Market news
23.08.2024, 06:30

EUR/GBP drifts lower below 0.8500 ahead of BoE’s Bailey speech

  • EUR/GBP trades in negative territory near 0.8485 in Friday’s early European session. 
  • The preliminary UK August PMI data was better than expected, pushing back the expectation of a BoE rate cut.
  • Investors expect two more rate cuts from the European Central Bank (ECB) this year. 

The EUR/GBP cross extends its decline near 0.8485 during the early European trading hours on Friday. The lower bets that the Bank of England (BoE) will cut the interest rate in September after the upbeat Purchasing Managers' Index (PMI) reports provide some support to the Pound Sterling (GBP) and drag the cross lower. Later on Friday, the BoE Governor Andrew Bailey’s speech will be closely watched. 

Business activity in the UK showed its strongest growth in four months alongside cooling price pressures, according to a survey on Thursday. S&P Global’s Composite Purchasing Managers’ Index (PMI) rose to 53.4 in August from 52.8 in the previous month. The figure was slightly higher than the expectation of 52.9. This encouraging report scaled back investors’ bets on a BoE interest rate cut next month, which has boosted the GBP against the Euro (EUR). Financial markets are now pricing in less than 30% possibility of a BoE September rate cut after Thursday's PMI data.

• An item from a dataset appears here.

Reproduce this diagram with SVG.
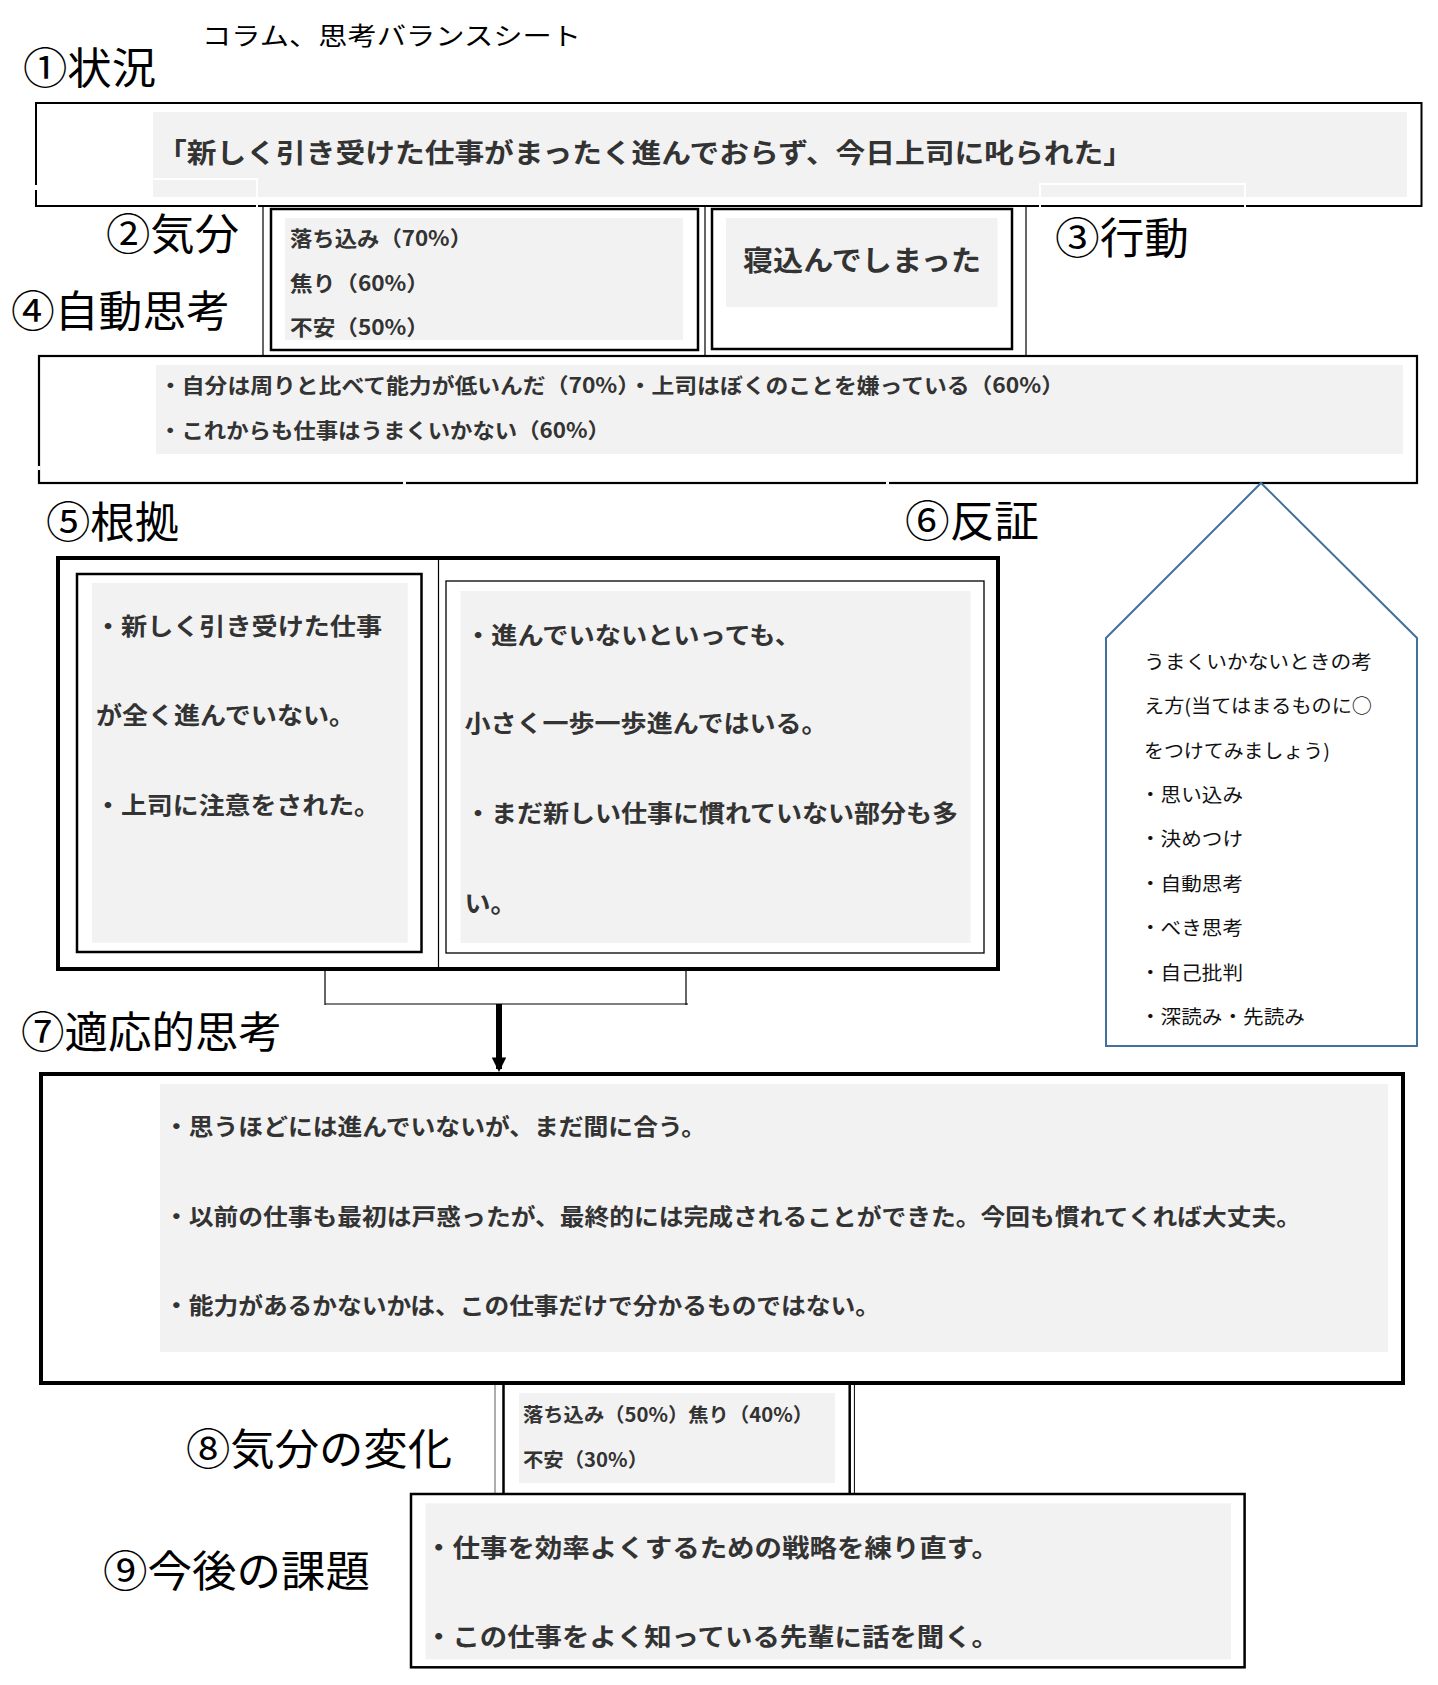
<svg xmlns="http://www.w3.org/2000/svg" width="1438" height="1685" viewBox="0 0 1438 1685">
<defs>
<style>
.h{font-family:"Noto Sans CJK JP","Noto Sans CJK SC",sans-serif;font-size:43px;fill:#000;}
.ti{font-family:"Noto Sans CJK JP","Noto Sans CJK SC",sans-serif;font-size:25px;fill:#000;}
.t{font-family:"Noto Sans CJK JP","Noto Sans CJK SC",sans-serif;font-weight:700;fill:#333;}
.m{font-family:"Noto Sans CJK JP","Noto Sans CJK SC",sans-serif;font-size:19px;fill:#111;}
.bg{fill:#f2f2f2;}
.bx{fill:#fff;stroke:#000;}
.ln{fill:none;stroke:#000;}
.wh{fill:none;stroke:#fff;stroke-width:2;}
</style>
<marker id="ah" viewBox="0 0 10 10" refX="8" refY="5" markerWidth="2.4" markerHeight="2.4" orient="auto" markerUnits="strokeWidth">
<path d="M0,0 L10,5 L0,10 z" fill="#000"/>
</marker>
</defs>
<rect width="1438" height="1685" fill="#fff"/>

<text class="ti" x="202" y="45" textLength="379" lengthAdjust="spacingAndGlyphs">コラム、思考バランスシート</text>

<g id="labels">
<text class="h" x="23" y="84" textLength="133" lengthAdjust="spacingAndGlyphs">①状況</text>
<text class="h" x="106" y="250" textLength="133" lengthAdjust="spacingAndGlyphs">②気分</text>
<text class="h" x="1055" y="254" textLength="134" lengthAdjust="spacingAndGlyphs">③行動</text>
<text class="h" x="11" y="327" textLength="219" lengthAdjust="spacingAndGlyphs">④自動思考</text>
<text class="h" x="46" y="538" textLength="133" lengthAdjust="spacingAndGlyphs">⑤根拠</text>
<text class="h" x="905" y="537" textLength="134" lengthAdjust="spacingAndGlyphs">⑥反証</text>
<text class="h" x="21" y="1048" textLength="261" lengthAdjust="spacingAndGlyphs">⑦適応的思考</text>
<text class="h" x="186" y="1465" textLength="266" lengthAdjust="spacingAndGlyphs">⑧気分の変化</text>
<text class="h" x="103" y="1587" textLength="267" lengthAdjust="spacingAndGlyphs">⑨今後の課題</text>
</g>

<g id="situation">
<rect class="bx" x="36" y="103" width="1385.5" height="103" stroke-width="2"/>
<rect class="bg" x="153" y="112" width="1254" height="85"/>
<text class="t" x="157" y="163" font-size="27" textLength="976" lengthAdjust="spacingAndGlyphs">「新しく引き受けた仕事がまったく進んでおらず、今日上司に叱られた」</text>
<path class="wh" d="M153,179 H257 V209"/>
<path class="wh" d="M1040,209 V184 H1245 V209"/>
<path d="M36,185 V190" stroke="#fff" stroke-width="3"/>
</g>

<g id="frame-lines">
<path class="ln" stroke-width="1.2" d="M263,206 V358 M705,206 V358 M1026,206 V358"/>
</g>

<g id="mood">
<rect class="bx" x="271" y="209" width="427" height="141" stroke-width="2.5"/>
<rect class="bg" x="285" y="218" width="398" height="122"/>
<text class="t" x="290" y="246" font-size="21" textLength="182" lengthAdjust="spacingAndGlyphs">落ち込み（70%）</text>
<text class="t" x="290" y="291" font-size="21" textLength="139" lengthAdjust="spacingAndGlyphs">焦り（60%）</text>
<text class="t" x="290" y="335" font-size="21" textLength="139" lengthAdjust="spacingAndGlyphs">不安（50%）</text>
</g>

<g id="action">
<rect class="bx" x="712" y="209" width="300" height="140" stroke-width="2.5"/>
<rect class="bg" x="726" y="218" width="271.5" height="89"/>
<text class="t" x="743" y="271" font-size="28" textLength="238" lengthAdjust="spacingAndGlyphs">寝込んでしまった</text>
</g>

<g id="auto-thought">
<rect class="bx" x="39" y="356" width="1378" height="127" stroke-width="2.2"/>
<rect class="bg" x="156" y="365" width="1247" height="89"/>
<text class="t" x="159" y="393" font-size="21" textLength="905" lengthAdjust="spacingAndGlyphs">・自分は周りと比べて能力が低いんだ（70%）・上司はぼくのことを嫌っている（60%）</text>
<text class="t" x="159" y="438" font-size="21" textLength="451" lengthAdjust="spacingAndGlyphs">・これからも仕事はうまくいかない（60%）</text>
<path d="M39,466 V470 M403,483 H406 M886,483 H889" stroke="#fff" stroke-width="3"/>
</g>

<g id="evidence">
<rect class="bx" x="58" y="558" width="940" height="411" stroke-width="4"/>
<path class="ln" stroke-width="1.2" d="M438.5,560 V967"/>
<rect class="bx" x="77" y="574" width="344.5" height="378" stroke-width="2.5"/>
<rect class="bg" x="92" y="583" width="315.7" height="359.7"/>
<text class="t" x="95" y="635" font-size="24" textLength="287" lengthAdjust="spacingAndGlyphs">・新しく引き受けた仕事</text>
<text class="t" x="96" y="724" font-size="24" textLength="259" lengthAdjust="spacingAndGlyphs">が全く進んでいない。</text>
<text class="t" x="95" y="814" font-size="24" textLength="285" lengthAdjust="spacingAndGlyphs">・上司に注意をされた。</text>
</g>

<g id="counter">
<rect class="bx" x="446" y="581" width="538" height="372" stroke-width="1.3"/>
<rect class="bg" x="460.5" y="591" width="510" height="352"/>
<text class="t" x="465" y="644" font-size="24" textLength="336" lengthAdjust="spacingAndGlyphs">・進んでいないといっても、</text>
<text class="t" x="464.5" y="732" font-size="24" textLength="363" lengthAdjust="spacingAndGlyphs">小さく一歩一歩進んではいる。</text>
<text class="t" x="465" y="822" font-size="24" textLength="493" lengthAdjust="spacingAndGlyphs">・まだ新しい仕事に慣れていない部分も多</text>
<text class="t" x="464.5" y="912" font-size="24" textLength="52" lengthAdjust="spacingAndGlyphs">い。</text>
</g>

<g id="hint">
<path d="M1261,483 L1417,638 L1417,1046 L1106,1046 L1106,638 Z" fill="#fff" stroke="#41719c" stroke-width="2"/>
<text class="m" x="1144" y="669" textLength="228" lengthAdjust="spacingAndGlyphs">うまくいかないときの考</text>
<text class="m" x="1144" y="713" textLength="228" lengthAdjust="spacingAndGlyphs">え方(当てはまるものに○</text>
<text class="m" x="1144" y="758" textLength="186" lengthAdjust="spacingAndGlyphs">をつけてみましょう)</text>
<text class="m" x="1140" y="802" textLength="103" lengthAdjust="spacingAndGlyphs">・思い込み</text>
<text class="m" x="1140" y="846" textLength="103" lengthAdjust="spacingAndGlyphs">・決めつけ</text>
<text class="m" x="1140" y="891" textLength="103" lengthAdjust="spacingAndGlyphs">・自動思考</text>
<text class="m" x="1140" y="935" textLength="103" lengthAdjust="spacingAndGlyphs">・べき思考</text>
<text class="m" x="1140" y="980" textLength="103" lengthAdjust="spacingAndGlyphs">・自己批判</text>
<text class="m" x="1140" y="1024" textLength="165" lengthAdjust="spacingAndGlyphs">・深読み・先読み</text>
</g>

<g id="connectors">
<path class="ln" stroke-width="1.2" d="M325,970 V1005 M686,970 V1005 M325,1004 H688"/>
<path class="ln" stroke-width="6" d="M499,1004 V1069" marker-end="url(#ah)"/>
</g>

<g id="adaptive">
<rect class="bx" x="41" y="1074" width="1362" height="309" stroke-width="4"/>
<rect class="bg" x="160" y="1084" width="1228" height="268"/>
<text class="t" x="164" y="1135" font-size="23" textLength="542" lengthAdjust="spacingAndGlyphs">・思うほどには進んでいないが、まだ間に合う。</text>
<text class="t" x="164" y="1225" font-size="23" textLength="1137" lengthAdjust="spacingAndGlyphs">・以前の仕事も最初は戸惑ったが、最終的には完成されることができた。今回も慣れてくれば大丈夫。</text>
<text class="t" x="164" y="1314" font-size="23" textLength="716" lengthAdjust="spacingAndGlyphs">・能力があるかないかは、この仕事だけで分かるものではない。</text>
</g>

<g id="mood-change">
<path fill="none" stroke="#777" stroke-width="1.2" d="M495,1385 V1494"/>
<path class="ln" stroke-width="2.5" d="M503.5,1385 V1494 M849.7,1385 V1494"/>
<path class="ln" stroke-width="1" d="M854.4,1385 V1494"/>
<rect class="bg" x="519" y="1393" width="316" height="90"/>
<text class="t" x="523" y="1422" font-size="19.5" textLength="290" lengthAdjust="spacingAndGlyphs">落ち込み（50%）焦り（40%）</text>
<text class="t" x="523" y="1467" font-size="19.5" textLength="125" lengthAdjust="spacingAndGlyphs">不安（30%）</text>
</g>

<g id="future">
<rect class="bx" x="411" y="1494" width="833.6" height="173.3" stroke-width="2.5"/>
<rect class="bg" x="425.5" y="1503.3" width="805.5" height="156"/>
<text class="t" x="425" y="1557" font-size="25" textLength="574" lengthAdjust="spacingAndGlyphs">・仕事を効率よくするための戦略を練り直す。</text>
<text class="t" x="425" y="1646" font-size="25" textLength="574" lengthAdjust="spacingAndGlyphs">・この仕事をよく知っている先輩に話を聞く。</text>
</g>
</svg>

On the Euro front, the European Central Bank (ECB) maintained interest rates unchanged at its July meeting, hinting at the likelihood of rate reduction later this year, according to minutes from its recent meeting released on Thursday. Investors have priced in around a 90% odds of 25 basis points (bps) cut in the deposit rate to 3.5% in September and see at least one more move before the end of the year. This, in turn, weighs on the shared currency. 

The ECB Governing Council member Martins Kazaks said that he’s ready to discuss another interest rate cut at the September meeting, voicing confidence in inflation returning to 2% as well as worries over the economy.

Pound Sterling FAQs

The Pound Sterling (GBP) is the oldest currency in the world (886 AD) and the official currency of the United Kingdom. It is the fourth most traded unit for foreign exchange (FX) in the world, accounting for 12% of all transactions, averaging $630 billion a day, according to 2022 data. Its key trading pairs are GBP/USD, aka ‘Cable’, which accounts for 11% of FX, GBP/JPY, or the ‘Dragon’ as it is known by traders (3%), and EUR/GBP (2%). The Pound Sterling is issued by the Bank of England (BoE).

The single most important factor influencing the value of the Pound Sterling is monetary policy decided by the Bank of England. The BoE bases its decisions on whether it has achieved its primary goal of “price stability” – a steady inflation rate of around 2%. Its primary tool for achieving this is the adjustment of interest rates. When inflation is too high, the BoE will try to rein it in by raising interest rates, making it more expensive for people and businesses to access credit. This is generally positive for GBP, as higher interest rates make the UK a more attractive place for global investors to park their money. When inflation falls too low it is a sign economic growth is slowing. In this scenario, the BoE will consider lowering interest rates to cheapen credit so businesses will borrow more to invest in growth-generating projects.

Data releases gauge the health of the economy and can impact the value of the Pound Sterling. Indicators such as GDP, Manufacturing and Services PMIs, and employment can all influence the direction of the GBP. A strong economy is good for Sterling. Not only does it attract more foreign investment but it may encourage the BoE to put up interest rates, which will directly strengthen GBP. Otherwise, if economic data is weak, the Pound Sterling is likely to fall.

Another significant data release for the Pound Sterling is the Trade Balance. This indicator measures the difference between what a country earns from its exports and what it spends on imports over a given period. If a country produces highly sought-after exports, its currency will benefit purely from the extra demand created from foreign buyers seeking to purchase these goods. Therefore, a positive net Trade Balance strengthens a currency and vice versa for a negative balance.